-- Begin --

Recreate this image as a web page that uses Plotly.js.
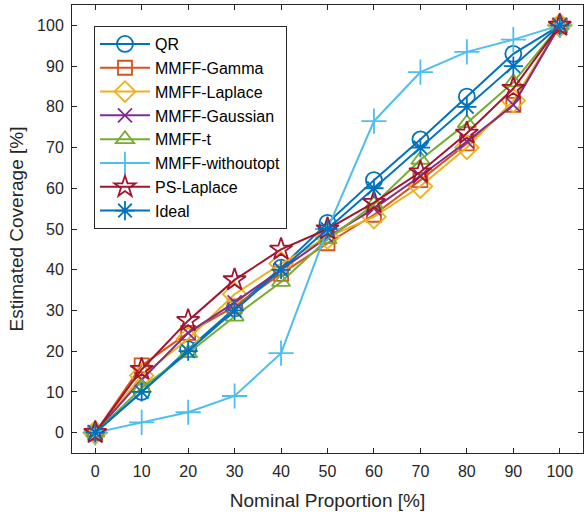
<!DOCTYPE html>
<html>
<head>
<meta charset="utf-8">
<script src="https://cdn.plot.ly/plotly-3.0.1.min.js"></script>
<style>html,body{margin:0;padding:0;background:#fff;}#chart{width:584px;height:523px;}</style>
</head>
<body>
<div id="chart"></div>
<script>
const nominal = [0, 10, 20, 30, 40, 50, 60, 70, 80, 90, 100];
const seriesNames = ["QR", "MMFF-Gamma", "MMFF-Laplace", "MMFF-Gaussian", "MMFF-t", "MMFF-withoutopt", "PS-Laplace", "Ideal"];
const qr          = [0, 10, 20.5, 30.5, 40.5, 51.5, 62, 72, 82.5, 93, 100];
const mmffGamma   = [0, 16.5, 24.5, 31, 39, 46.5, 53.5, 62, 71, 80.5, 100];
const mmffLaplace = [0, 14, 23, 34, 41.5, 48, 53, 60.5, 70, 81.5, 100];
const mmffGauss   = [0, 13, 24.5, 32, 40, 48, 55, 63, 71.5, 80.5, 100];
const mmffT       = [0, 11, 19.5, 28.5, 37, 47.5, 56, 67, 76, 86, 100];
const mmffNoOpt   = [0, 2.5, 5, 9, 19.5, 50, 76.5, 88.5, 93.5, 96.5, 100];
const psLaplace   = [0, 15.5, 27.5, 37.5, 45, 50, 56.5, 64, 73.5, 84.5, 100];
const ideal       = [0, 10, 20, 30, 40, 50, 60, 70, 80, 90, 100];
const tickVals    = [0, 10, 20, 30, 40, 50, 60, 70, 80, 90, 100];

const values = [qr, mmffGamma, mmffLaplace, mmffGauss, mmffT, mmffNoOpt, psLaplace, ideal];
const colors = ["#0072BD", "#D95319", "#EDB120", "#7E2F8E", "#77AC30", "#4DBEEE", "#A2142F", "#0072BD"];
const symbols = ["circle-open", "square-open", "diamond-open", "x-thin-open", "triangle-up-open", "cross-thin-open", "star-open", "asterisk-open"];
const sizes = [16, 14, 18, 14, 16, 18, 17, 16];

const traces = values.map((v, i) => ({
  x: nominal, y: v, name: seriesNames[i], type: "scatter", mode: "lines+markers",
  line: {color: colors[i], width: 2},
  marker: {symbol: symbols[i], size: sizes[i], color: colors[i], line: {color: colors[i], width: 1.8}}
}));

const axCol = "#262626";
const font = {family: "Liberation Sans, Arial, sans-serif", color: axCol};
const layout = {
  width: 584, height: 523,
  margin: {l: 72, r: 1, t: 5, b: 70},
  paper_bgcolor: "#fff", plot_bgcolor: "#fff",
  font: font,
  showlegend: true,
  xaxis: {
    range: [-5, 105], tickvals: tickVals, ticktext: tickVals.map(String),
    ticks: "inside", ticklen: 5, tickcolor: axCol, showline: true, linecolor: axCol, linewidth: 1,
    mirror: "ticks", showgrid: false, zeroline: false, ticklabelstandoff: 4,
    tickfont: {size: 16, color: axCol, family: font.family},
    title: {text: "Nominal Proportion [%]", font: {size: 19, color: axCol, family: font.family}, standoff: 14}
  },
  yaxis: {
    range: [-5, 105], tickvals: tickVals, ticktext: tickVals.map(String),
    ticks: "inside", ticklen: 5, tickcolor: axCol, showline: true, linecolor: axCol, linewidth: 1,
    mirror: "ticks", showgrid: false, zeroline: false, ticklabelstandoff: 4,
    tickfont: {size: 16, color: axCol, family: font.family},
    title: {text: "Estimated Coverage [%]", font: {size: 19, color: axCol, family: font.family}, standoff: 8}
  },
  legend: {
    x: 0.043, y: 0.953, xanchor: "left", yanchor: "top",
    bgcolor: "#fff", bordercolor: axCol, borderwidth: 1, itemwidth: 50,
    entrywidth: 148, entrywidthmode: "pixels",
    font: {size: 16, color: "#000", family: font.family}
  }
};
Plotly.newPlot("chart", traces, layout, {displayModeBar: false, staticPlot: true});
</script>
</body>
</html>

-- End --

▶ [To do] Skip the pictures, then retype every line above exactly.

▶ [Written response]
Recreate this image as a web page that uses Plotly.js.
<!DOCTYPE html>
<html>
<head>
<meta charset="utf-8">
<script src="https://cdn.plot.ly/plotly-3.0.1.min.js"></script>
<style>html,body{margin:0;padding:0;background:#fff;}#chart{width:584px;height:523px;}</style>
</head>
<body>
<div id="chart"></div>
<script>
const nominal = [0, 10, 20, 30, 40, 50, 60, 70, 80, 90, 100];
const seriesNames = ["QR", "MMFF-Gamma", "MMFF-Laplace", "MMFF-Gaussian", "MMFF-t", "MMFF-withoutopt", "PS-Laplace", "Ideal"];
const qr          = [0, 10, 20.5, 30.5, 40.5, 51.5, 62, 72, 82.5, 93, 100];
const mmffGamma   = [0, 16.5, 24.5, 31, 39, 46.5, 53.5, 62, 71, 80.5, 100];
const mmffLaplace = [0, 14, 23, 34, 41.5, 48, 53, 60.5, 70, 81.5, 100];
const mmffGauss   = [0, 13, 24.5, 32, 40, 48, 55, 63, 71.5, 80.5, 100];
const mmffT       = [0, 11, 19.5, 28.5, 37, 47.5, 56, 67, 76, 86, 100];
const mmffNoOpt   = [0, 2.5, 5, 9, 19.5, 50, 76.5, 88.5, 93.5, 96.5, 100];
const psLaplace   = [0, 15.5, 27.5, 37.5, 45, 50, 56.5, 64, 73.5, 84.5, 100];
const ideal       = [0, 10, 20, 30, 40, 50, 60, 70, 80, 90, 100];
const tickVals    = [0, 10, 20, 30, 40, 50, 60, 70, 80, 90, 100];

const values = [qr, mmffGamma, mmffLaplace, mmffGauss, mmffT, mmffNoOpt, psLaplace, ideal];
const colors = ["#0072BD", "#D95319", "#EDB120", "#7E2F8E", "#77AC30", "#4DBEEE", "#A2142F", "#0072BD"];
const symbols = ["circle-open", "square-open", "diamond-open", "x-thin-open", "triangle-up-open", "cross-thin-open", "star-open", "asterisk-open"];
const sizes = [16, 14, 18, 14, 16, 18, 17, 16];

const traces = values.map((v, i) => ({
  x: nominal, y: v, name: seriesNames[i], type: "scatter", mode: "lines+markers",
  line: {color: colors[i], width: 2},
  marker: {symbol: symbols[i], size: sizes[i], color: colors[i], line: {color: colors[i], width: 1.8}}
}));

const axCol = "#262626";
const font = {family: "Liberation Sans, Arial, sans-serif", color: axCol};
const layout = {
  width: 584, height: 523,
  margin: {l: 72, r: 1, t: 5, b: 70},
  paper_bgcolor: "#fff", plot_bgcolor: "#fff",
  font: font,
  showlegend: true,
  xaxis: {
    range: [-5, 105], tickvals: tickVals, ticktext: tickVals.map(String),
    ticks: "inside", ticklen: 5, tickcolor: axCol, showline: true, linecolor: axCol, linewidth: 1,
    mirror: "ticks", showgrid: false, zeroline: false, ticklabelstandoff: 4,
    tickfont: {size: 16, color: axCol, family: font.family},
    title: {text: "Nominal Proportion [%]", font: {size: 19, color: axCol, family: font.family}, standoff: 14}
  },
  yaxis: {
    range: [-5, 105], tickvals: tickVals, ticktext: tickVals.map(String),
    ticks: "inside", ticklen: 5, tickcolor: axCol, showline: true, linecolor: axCol, linewidth: 1,
    mirror: "ticks", showgrid: false, zeroline: false, ticklabelstandoff: 4,
    tickfont: {size: 16, color: axCol, family: font.family},
    title: {text: "Estimated Coverage [%]", font: {size: 19, color: axCol, family: font.family}, standoff: 8}
  },
  legend: {
    x: 0.043, y: 0.953, xanchor: "left", yanchor: "top",
    bgcolor: "#fff", bordercolor: axCol, borderwidth: 1, itemwidth: 50,
    entrywidth: 148, entrywidthmode: "pixels",
    font: {size: 16, color: "#000", family: font.family}
  }
};
Plotly.newPlot("chart", traces, layout, {displayModeBar: false, staticPlot: true});
</script>
</body>
</html>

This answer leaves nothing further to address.